Direction
Retype word for word the first line of the listing and each line after it up to the line with "return (PB - y) / (PB - PT)", with the pictures taken out.

Data to process
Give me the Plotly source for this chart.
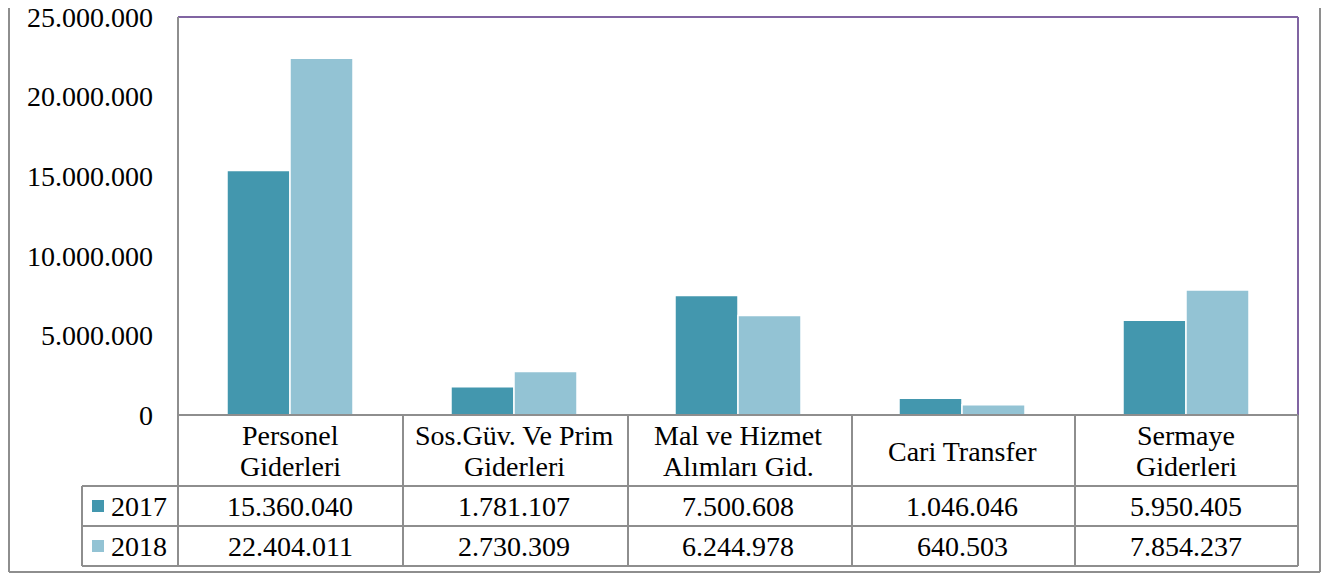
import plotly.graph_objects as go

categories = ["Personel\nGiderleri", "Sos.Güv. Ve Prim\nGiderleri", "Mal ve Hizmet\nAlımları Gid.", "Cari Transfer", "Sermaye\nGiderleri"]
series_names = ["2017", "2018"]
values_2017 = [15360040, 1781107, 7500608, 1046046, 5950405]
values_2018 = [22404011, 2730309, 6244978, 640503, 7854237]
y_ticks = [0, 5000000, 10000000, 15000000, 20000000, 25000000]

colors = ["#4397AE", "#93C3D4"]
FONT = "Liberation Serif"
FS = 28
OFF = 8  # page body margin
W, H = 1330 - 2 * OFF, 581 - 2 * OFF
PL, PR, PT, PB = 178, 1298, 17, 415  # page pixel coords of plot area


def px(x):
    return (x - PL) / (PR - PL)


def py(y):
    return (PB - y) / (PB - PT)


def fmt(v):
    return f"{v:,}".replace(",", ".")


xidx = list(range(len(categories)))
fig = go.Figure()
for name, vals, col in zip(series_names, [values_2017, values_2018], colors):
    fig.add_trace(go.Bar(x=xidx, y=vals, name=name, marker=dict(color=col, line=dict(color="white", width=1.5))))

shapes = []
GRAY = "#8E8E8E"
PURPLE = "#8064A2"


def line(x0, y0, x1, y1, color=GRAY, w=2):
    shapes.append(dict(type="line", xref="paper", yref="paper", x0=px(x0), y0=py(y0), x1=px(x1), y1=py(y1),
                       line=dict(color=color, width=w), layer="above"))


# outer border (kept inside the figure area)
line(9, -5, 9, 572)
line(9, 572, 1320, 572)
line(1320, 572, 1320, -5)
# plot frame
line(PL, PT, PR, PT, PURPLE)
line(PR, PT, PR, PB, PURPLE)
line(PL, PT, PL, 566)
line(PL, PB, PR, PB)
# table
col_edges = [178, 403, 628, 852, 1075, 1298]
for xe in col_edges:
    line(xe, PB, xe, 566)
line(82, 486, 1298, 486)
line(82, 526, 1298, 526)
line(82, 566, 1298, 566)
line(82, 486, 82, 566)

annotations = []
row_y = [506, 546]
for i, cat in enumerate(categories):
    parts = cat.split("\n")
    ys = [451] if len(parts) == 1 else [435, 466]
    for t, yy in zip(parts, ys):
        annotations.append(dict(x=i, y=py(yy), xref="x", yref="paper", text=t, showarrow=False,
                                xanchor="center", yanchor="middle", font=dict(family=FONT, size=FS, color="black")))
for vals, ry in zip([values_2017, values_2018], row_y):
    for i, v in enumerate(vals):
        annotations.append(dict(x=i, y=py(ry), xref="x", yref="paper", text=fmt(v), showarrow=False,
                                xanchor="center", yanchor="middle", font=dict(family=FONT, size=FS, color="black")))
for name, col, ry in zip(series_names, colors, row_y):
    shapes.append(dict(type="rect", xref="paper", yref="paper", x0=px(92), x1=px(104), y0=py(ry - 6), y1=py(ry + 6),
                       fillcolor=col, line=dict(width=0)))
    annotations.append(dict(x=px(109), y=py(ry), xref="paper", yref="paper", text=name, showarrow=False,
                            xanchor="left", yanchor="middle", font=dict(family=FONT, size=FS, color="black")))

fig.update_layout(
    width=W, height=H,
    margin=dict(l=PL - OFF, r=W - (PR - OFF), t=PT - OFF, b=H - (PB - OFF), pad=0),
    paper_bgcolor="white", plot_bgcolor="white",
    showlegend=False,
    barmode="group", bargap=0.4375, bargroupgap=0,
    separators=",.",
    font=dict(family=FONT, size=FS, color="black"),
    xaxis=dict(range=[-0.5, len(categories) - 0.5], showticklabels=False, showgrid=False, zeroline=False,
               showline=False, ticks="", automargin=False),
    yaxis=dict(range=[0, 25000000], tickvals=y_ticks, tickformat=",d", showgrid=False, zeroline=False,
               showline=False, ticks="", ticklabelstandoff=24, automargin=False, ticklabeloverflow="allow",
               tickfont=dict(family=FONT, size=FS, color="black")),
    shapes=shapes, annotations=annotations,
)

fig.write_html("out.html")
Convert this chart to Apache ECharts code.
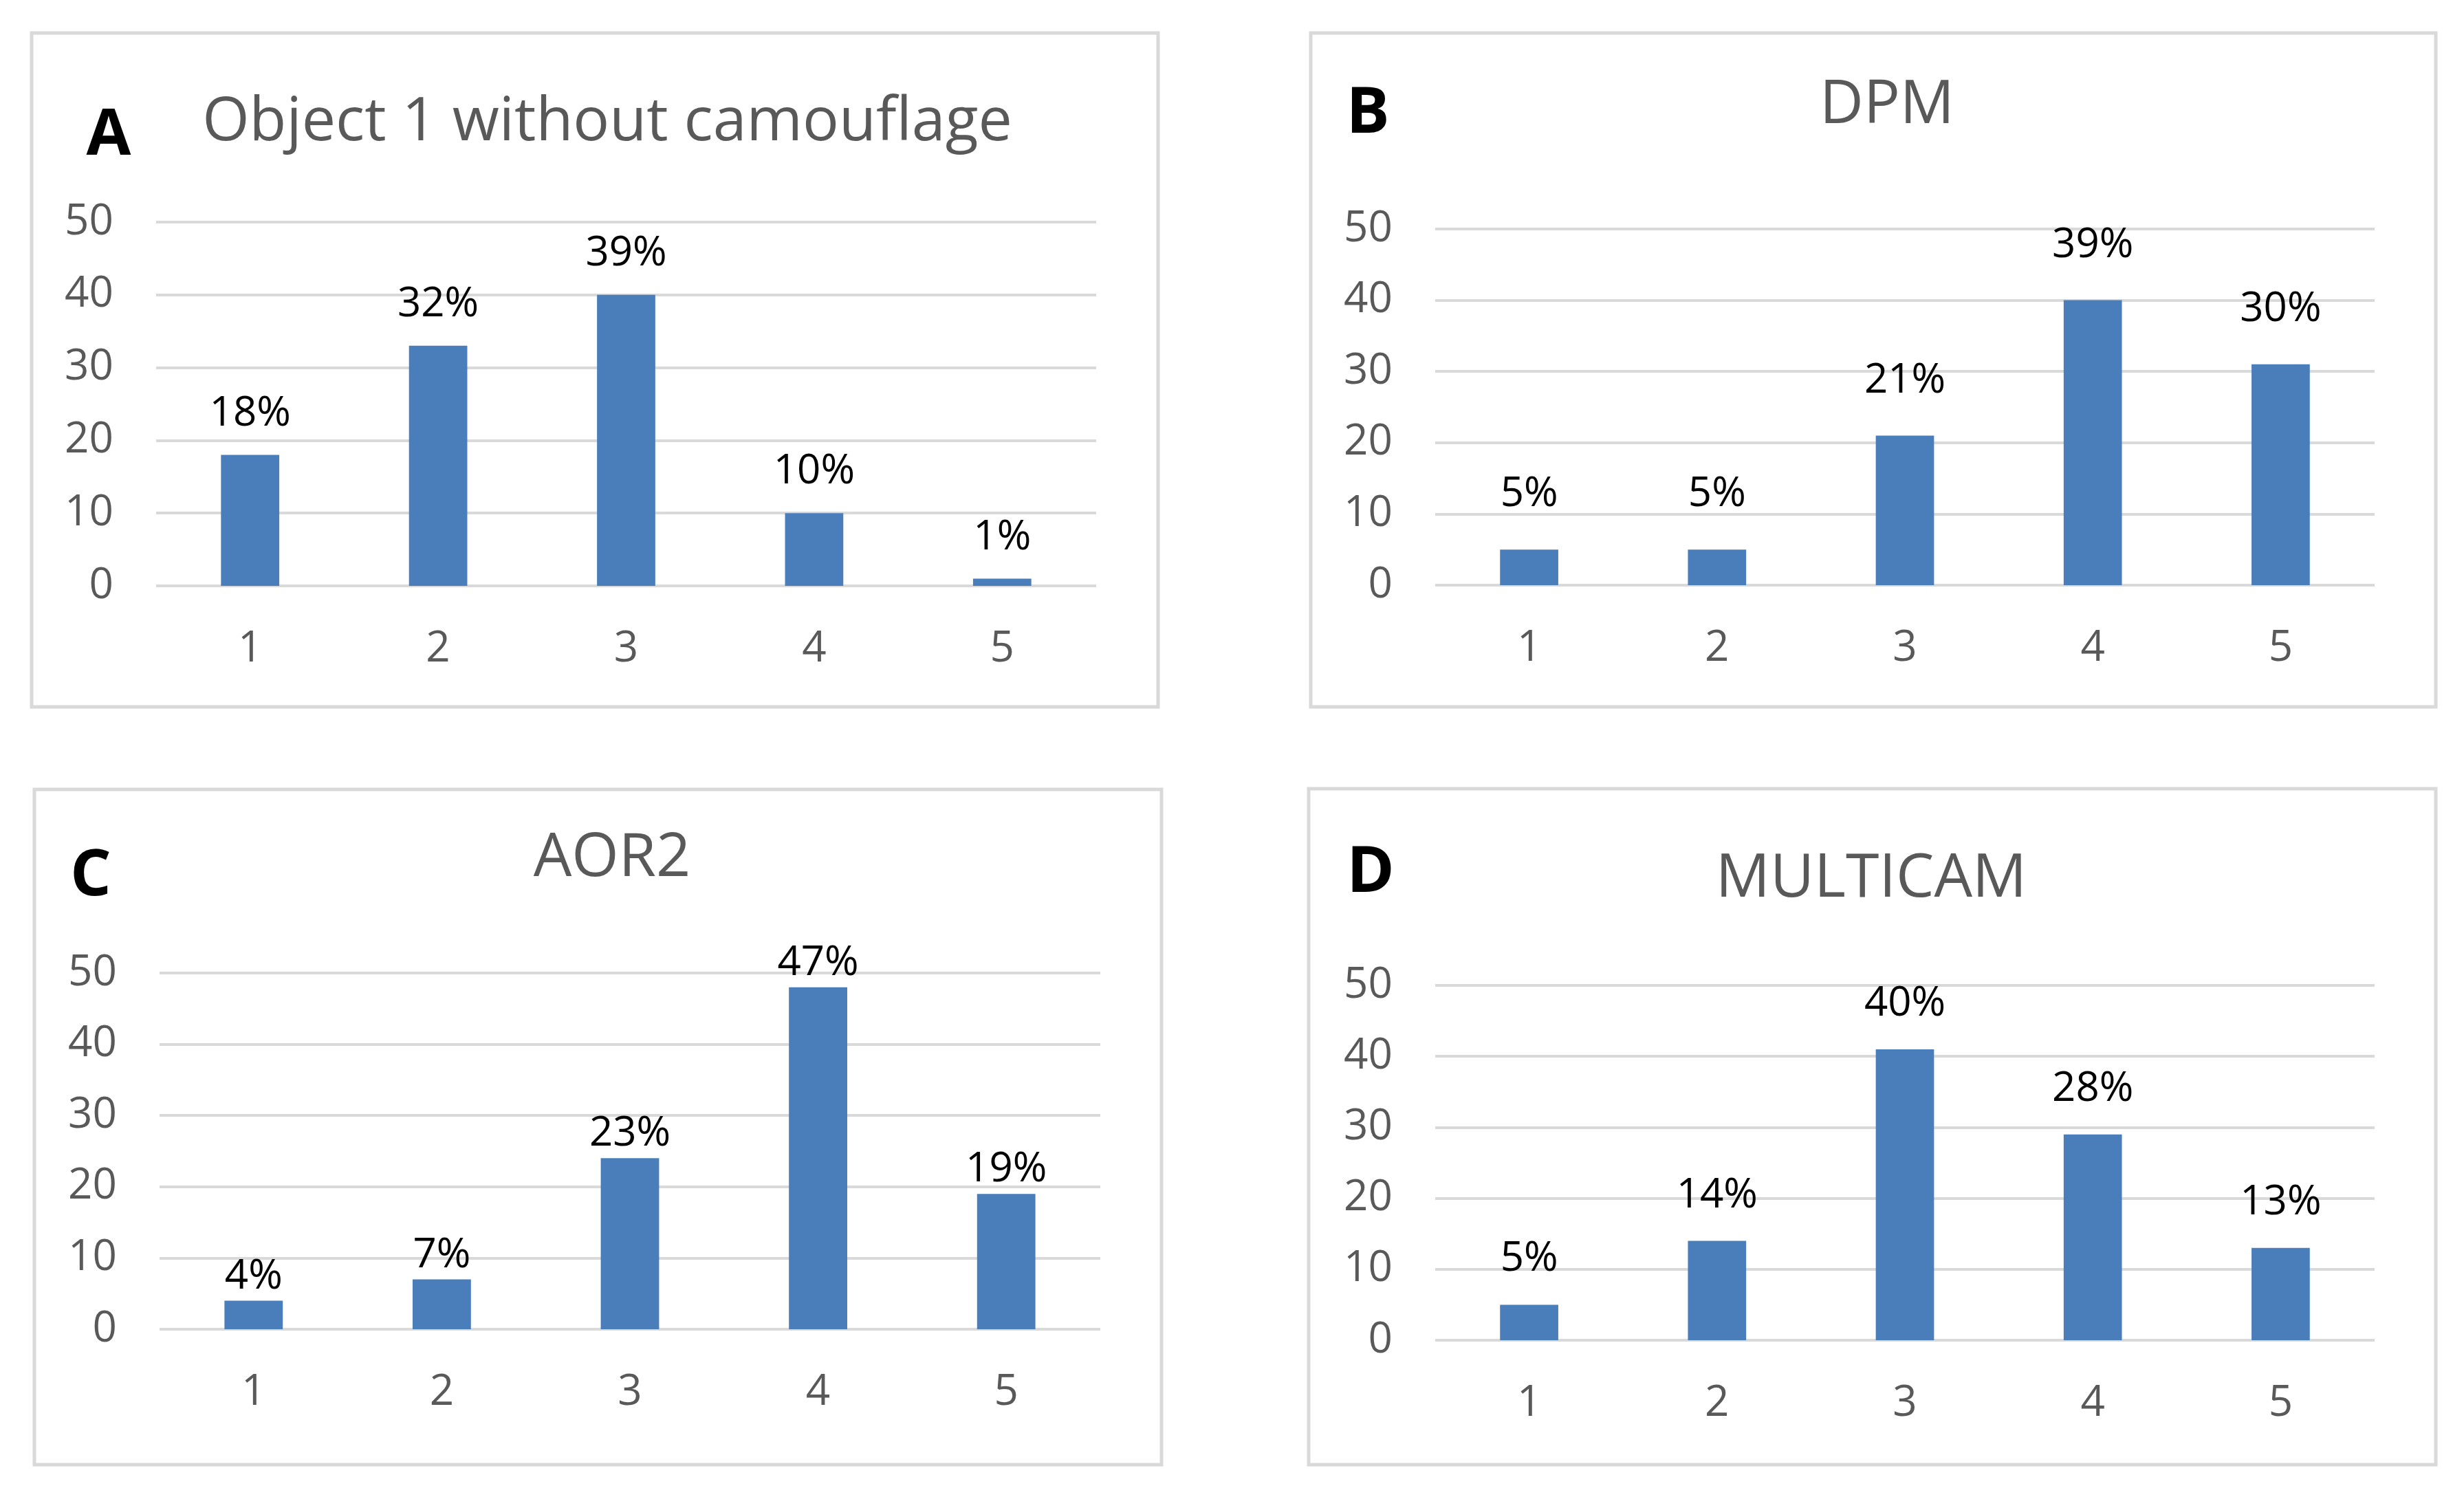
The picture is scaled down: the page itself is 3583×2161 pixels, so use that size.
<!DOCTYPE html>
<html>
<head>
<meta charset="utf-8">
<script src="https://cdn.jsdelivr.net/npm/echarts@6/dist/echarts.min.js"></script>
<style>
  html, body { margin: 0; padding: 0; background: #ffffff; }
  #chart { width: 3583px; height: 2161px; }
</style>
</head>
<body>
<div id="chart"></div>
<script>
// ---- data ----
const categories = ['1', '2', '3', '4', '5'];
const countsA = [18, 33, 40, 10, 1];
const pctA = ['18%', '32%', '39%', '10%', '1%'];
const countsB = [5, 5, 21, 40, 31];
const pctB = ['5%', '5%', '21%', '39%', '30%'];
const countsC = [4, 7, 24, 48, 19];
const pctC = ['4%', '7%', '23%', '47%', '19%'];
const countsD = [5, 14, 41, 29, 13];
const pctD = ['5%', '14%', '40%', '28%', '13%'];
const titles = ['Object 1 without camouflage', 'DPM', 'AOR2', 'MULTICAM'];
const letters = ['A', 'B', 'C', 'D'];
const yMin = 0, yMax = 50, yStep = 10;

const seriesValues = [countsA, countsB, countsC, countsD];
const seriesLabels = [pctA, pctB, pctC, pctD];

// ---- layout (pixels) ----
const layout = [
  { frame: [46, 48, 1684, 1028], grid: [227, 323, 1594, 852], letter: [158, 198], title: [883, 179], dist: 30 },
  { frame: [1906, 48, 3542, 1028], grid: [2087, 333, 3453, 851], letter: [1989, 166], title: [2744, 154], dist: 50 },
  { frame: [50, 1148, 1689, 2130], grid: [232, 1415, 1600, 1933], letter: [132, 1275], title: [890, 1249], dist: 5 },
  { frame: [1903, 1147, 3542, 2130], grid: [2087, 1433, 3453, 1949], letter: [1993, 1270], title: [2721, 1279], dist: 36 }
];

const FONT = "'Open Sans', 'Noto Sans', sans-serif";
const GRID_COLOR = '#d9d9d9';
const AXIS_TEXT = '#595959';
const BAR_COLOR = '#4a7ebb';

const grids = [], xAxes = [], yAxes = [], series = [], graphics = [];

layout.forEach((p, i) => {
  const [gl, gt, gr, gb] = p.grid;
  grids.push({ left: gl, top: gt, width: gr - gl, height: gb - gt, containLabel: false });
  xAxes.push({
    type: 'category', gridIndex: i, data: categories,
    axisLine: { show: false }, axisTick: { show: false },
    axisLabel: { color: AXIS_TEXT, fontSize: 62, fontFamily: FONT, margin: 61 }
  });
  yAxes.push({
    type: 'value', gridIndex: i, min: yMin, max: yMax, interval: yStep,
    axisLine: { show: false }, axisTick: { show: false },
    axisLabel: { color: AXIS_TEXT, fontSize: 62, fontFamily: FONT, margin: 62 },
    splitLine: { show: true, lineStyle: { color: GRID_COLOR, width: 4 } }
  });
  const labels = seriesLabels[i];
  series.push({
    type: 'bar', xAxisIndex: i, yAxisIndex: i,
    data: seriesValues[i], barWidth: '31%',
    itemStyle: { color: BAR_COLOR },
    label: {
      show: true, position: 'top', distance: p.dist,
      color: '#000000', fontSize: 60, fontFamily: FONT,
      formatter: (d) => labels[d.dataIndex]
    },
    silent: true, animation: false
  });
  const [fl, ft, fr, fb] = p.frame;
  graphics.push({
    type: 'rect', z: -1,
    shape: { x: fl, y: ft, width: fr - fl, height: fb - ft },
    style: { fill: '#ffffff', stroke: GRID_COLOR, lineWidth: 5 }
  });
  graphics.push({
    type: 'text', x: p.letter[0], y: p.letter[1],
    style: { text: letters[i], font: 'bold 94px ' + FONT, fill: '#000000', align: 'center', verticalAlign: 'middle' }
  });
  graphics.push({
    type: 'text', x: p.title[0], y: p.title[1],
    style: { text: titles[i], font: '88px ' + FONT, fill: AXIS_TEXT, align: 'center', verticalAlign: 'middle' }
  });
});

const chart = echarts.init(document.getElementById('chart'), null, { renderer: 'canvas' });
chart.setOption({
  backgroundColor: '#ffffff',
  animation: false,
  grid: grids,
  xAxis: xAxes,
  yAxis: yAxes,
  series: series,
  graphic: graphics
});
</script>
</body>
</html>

Full response
Give me the Plotly source for this chart.
import plotly.graph_objects as go

categories = ["Personel\nGiderleri", "Sos.Güv. Ve Prim\nGiderleri", "Mal ve Hizmet\nAlımları Gid.", "Cari Transfer", "Sermaye\nGiderleri"]
series_names = ["2017", "2018"]
values_2017 = [15360040, 1781107, 7500608, 1046046, 5950405]
values_2018 = [22404011, 2730309, 6244978, 640503, 7854237]
y_ticks = [0, 5000000, 10000000, 15000000, 20000000, 25000000]

colors = ["#4397AE", "#93C3D4"]
FONT = "Liberation Serif"
FS = 28
OFF = 8  # page body margin
W, H = 1330 - 2 * OFF, 581 - 2 * OFF
PL, PR, PT, PB = 178, 1298, 17, 415  # page pixel coords of plot area


def px(x):
    return (x - PL) / (PR - PL)


def py(y):
    return (PB - y) / (PB - PT)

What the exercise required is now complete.